Es ging über Wochen darum, an frühere Wünsche, Begabungen und Tätigkeiten anzuknüpfen, um ihre Talente und Stärken deutlicher zu erkennen. Sie suchte die realen Möglichkeiten im familienfreundlichen, gesellschaftlich akzeptierten und finanziellen Rahmen herauszufinden. Ein Kunststück, das gelingen kann, wenn Ehepartner, Kinder und Umfeld ebenfalls sich zu Anpassungen bereitfinden.
Rita K. hatte ursprünglich Mineralogie und Biochemie studiert. Sie holte sich Kraft und Ermutigung aus den Gesprächsstunden, erkannte aber auch, dass nicht alle Wünsche erfüllbar sind. Schließlich fand sie, dass ihr praktisches Alltagswissen und ihr strukturiertes Denken über chemische Verbindungen and biologische Verflechtungen gut zu übertragen waren auf menschliche Situationen, auf Atmosphäre, Stimmungen und Konfliktausgleich. Sie begann eine pädagogisch-psychologische Ausbildung für Familienberatung.
Erneut begann auch für mich ein anderer Lebensabschnitt. Ich hatte zuvor bereits einmal einen Berufswechsel vollzogen, als ich mich vom Lehrerberuf nach der Geburt meines zweiten Kindes beurlauben ließ. Meine Aufmerksamkeit galt nun der Familie und den Kindern. Eine erfüllte Zeit! Doch ein allmähliches Auseinanderleben in der Partnerschaft zeitigte Krankheit und Scheidung. Ich begann ein Zweitstudium der Literaturwissenschaften. Lesen, Schreiben und der Zugang zur Kunst – zu den Bildwelten von Malerei, Fotografie und Dichtung, von Film, Musik und Theater – begleiteten mich von Jugend an.
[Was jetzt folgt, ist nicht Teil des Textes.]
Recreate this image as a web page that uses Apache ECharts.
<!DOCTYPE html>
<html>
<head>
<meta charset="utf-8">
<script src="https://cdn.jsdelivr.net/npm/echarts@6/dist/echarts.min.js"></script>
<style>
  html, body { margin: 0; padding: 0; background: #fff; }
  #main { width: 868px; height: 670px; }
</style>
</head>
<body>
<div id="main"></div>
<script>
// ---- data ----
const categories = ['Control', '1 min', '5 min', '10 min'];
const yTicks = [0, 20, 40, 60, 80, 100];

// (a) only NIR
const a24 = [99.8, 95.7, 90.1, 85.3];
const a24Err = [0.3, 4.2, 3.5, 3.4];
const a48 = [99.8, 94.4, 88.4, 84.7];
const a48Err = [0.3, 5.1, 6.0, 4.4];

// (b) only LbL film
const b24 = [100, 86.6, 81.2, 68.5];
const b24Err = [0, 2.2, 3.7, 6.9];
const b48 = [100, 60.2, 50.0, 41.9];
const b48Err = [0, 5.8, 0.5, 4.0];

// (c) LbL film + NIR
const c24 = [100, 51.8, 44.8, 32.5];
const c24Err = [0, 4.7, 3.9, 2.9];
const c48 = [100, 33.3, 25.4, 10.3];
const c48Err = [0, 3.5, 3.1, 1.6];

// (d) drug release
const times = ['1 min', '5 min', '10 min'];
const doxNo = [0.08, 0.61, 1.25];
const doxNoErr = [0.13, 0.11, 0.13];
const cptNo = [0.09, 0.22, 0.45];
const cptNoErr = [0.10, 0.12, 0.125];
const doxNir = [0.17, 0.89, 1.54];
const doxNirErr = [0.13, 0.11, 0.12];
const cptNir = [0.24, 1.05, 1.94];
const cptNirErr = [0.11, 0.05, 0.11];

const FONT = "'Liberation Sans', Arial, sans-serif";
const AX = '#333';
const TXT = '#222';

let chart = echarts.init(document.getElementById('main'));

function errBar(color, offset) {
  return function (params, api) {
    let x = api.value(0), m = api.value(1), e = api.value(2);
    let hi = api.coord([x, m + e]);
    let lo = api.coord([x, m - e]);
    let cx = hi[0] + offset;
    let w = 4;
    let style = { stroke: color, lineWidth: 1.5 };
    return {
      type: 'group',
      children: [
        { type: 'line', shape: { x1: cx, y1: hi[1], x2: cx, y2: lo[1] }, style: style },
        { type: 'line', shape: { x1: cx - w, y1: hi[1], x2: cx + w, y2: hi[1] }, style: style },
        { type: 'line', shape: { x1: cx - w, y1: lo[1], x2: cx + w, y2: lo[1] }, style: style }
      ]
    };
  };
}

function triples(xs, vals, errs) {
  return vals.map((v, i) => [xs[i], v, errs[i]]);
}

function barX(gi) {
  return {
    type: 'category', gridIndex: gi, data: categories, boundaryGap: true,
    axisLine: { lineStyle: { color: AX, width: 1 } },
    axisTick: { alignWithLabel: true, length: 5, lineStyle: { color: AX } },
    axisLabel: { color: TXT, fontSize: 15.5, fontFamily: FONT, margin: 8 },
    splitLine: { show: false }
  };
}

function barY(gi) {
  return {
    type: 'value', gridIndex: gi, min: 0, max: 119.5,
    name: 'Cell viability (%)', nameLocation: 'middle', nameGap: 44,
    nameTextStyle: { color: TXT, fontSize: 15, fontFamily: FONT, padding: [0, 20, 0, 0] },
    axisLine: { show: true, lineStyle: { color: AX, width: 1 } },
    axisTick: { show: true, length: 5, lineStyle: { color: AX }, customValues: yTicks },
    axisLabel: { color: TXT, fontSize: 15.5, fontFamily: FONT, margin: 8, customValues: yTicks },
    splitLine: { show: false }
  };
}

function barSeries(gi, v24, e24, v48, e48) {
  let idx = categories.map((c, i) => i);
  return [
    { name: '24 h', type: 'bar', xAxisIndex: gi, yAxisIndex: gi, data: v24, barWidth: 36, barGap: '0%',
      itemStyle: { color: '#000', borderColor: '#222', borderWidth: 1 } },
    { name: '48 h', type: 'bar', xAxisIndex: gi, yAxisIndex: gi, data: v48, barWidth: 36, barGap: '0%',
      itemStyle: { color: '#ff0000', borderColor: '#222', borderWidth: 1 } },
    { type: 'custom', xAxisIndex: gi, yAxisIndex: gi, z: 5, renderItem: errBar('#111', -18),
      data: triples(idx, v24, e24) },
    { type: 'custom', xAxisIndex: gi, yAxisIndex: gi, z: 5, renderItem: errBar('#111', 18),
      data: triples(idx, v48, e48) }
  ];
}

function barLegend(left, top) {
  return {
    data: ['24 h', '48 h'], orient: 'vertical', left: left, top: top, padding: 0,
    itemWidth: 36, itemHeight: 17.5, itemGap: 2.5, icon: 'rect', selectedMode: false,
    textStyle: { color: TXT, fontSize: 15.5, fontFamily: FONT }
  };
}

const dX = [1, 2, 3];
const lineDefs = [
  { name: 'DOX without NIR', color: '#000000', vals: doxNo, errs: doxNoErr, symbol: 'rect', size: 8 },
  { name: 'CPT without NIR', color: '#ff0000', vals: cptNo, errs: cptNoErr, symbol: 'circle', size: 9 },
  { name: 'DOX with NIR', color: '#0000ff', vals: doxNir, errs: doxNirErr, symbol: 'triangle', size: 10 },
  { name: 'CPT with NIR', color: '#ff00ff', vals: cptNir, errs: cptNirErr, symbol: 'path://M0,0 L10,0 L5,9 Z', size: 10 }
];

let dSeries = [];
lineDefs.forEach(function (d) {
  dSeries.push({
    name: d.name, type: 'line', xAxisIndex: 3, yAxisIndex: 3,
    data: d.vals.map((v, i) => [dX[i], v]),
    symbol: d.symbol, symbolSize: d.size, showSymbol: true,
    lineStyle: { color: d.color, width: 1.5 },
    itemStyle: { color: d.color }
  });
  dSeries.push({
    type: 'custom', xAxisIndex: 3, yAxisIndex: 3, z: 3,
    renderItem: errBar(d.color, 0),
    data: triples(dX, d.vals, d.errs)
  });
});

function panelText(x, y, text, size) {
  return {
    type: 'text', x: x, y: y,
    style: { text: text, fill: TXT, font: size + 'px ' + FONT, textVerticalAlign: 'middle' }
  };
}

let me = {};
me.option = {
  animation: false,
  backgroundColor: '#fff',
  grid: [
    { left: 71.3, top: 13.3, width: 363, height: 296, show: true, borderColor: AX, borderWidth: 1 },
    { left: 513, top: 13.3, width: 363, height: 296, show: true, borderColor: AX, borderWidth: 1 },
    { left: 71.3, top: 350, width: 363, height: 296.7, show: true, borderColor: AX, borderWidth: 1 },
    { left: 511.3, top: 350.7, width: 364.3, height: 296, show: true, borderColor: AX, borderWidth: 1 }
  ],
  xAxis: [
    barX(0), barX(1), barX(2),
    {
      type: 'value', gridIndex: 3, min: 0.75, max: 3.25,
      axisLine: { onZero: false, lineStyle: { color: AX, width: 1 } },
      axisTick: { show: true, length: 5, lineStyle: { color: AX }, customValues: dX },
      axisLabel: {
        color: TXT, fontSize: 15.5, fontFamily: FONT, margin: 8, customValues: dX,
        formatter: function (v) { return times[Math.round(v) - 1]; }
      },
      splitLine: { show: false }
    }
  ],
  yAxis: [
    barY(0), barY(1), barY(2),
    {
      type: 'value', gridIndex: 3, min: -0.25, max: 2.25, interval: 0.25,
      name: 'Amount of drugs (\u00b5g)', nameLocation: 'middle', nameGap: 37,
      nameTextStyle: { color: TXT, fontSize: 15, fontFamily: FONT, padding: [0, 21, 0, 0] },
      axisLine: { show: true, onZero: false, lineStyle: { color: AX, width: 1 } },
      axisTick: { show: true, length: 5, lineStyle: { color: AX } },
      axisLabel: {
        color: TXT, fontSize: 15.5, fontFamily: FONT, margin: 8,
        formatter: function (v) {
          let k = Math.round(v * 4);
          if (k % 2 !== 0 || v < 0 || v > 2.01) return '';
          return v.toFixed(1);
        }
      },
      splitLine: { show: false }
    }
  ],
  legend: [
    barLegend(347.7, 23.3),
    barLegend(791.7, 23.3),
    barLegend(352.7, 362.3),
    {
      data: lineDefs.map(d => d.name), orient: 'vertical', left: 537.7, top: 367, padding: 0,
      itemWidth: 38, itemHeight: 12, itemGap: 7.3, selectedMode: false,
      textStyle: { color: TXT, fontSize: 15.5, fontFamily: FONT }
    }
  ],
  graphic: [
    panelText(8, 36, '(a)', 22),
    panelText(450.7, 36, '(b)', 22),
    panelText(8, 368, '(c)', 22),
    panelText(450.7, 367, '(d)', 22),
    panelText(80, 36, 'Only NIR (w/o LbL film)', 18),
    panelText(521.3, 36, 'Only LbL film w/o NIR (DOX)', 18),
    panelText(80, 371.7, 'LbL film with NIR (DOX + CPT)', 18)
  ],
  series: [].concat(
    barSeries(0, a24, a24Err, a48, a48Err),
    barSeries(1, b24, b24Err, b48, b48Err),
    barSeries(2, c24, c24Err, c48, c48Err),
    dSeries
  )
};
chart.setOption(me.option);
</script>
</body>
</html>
Anglistik und Geschichte, meine Unterrichtsfächer, behielt ich als Nebenfächer bei. Sie blieben wichtig, erleichterte mir doch die englische Sprache – neben Shakespeare und Virginia Woolf – die Welt durch Reisen kennenzulernen und den Songtexten von Folk, Soul, Country und Rock’n’roll auf die Spur zu kommen. Das Interesse an Geschichte war vom Wunsch geleitet, ethnologische und gesellschaftspolitische Zusammenhänge zu vertiefen. Meine wissenschafts-, sprach- und gesellschaftskritische Dissertation über Krankheit und Medizin im literarischen Text ermöglichte mir zusätzlich in Anerkennung meiner Lehrtätigkeit die berufsbegleitende psychoanalytische Ausbildung in Zürich.
Nach Jahren der Praxistätigkeit im Lehel am Viktualienmarkt in München ergab sich wiederum eine neue Situation. Tochter und Sohn waren zum Studium ausgezogen. Und mein Vater, Architekt und Unternehmer, der nach dem Tod meiner Mutter weiter tätig gewesen war, wurde in seinem zweiundachtzigsten Lebensjahr durch Sturz und anschließender Operation zum Pflegefall. Neben der Fürsorge für ihn wurde ich für einige Jahre zu einer, was andere als geschäftsführende Unternehmerin bezeichnen würden, für mich selbst war es gewissermaßen die Notwendigkeit der Stunde. Eine neue Seite von „Composing a Life“ war aufgeschlagen worden.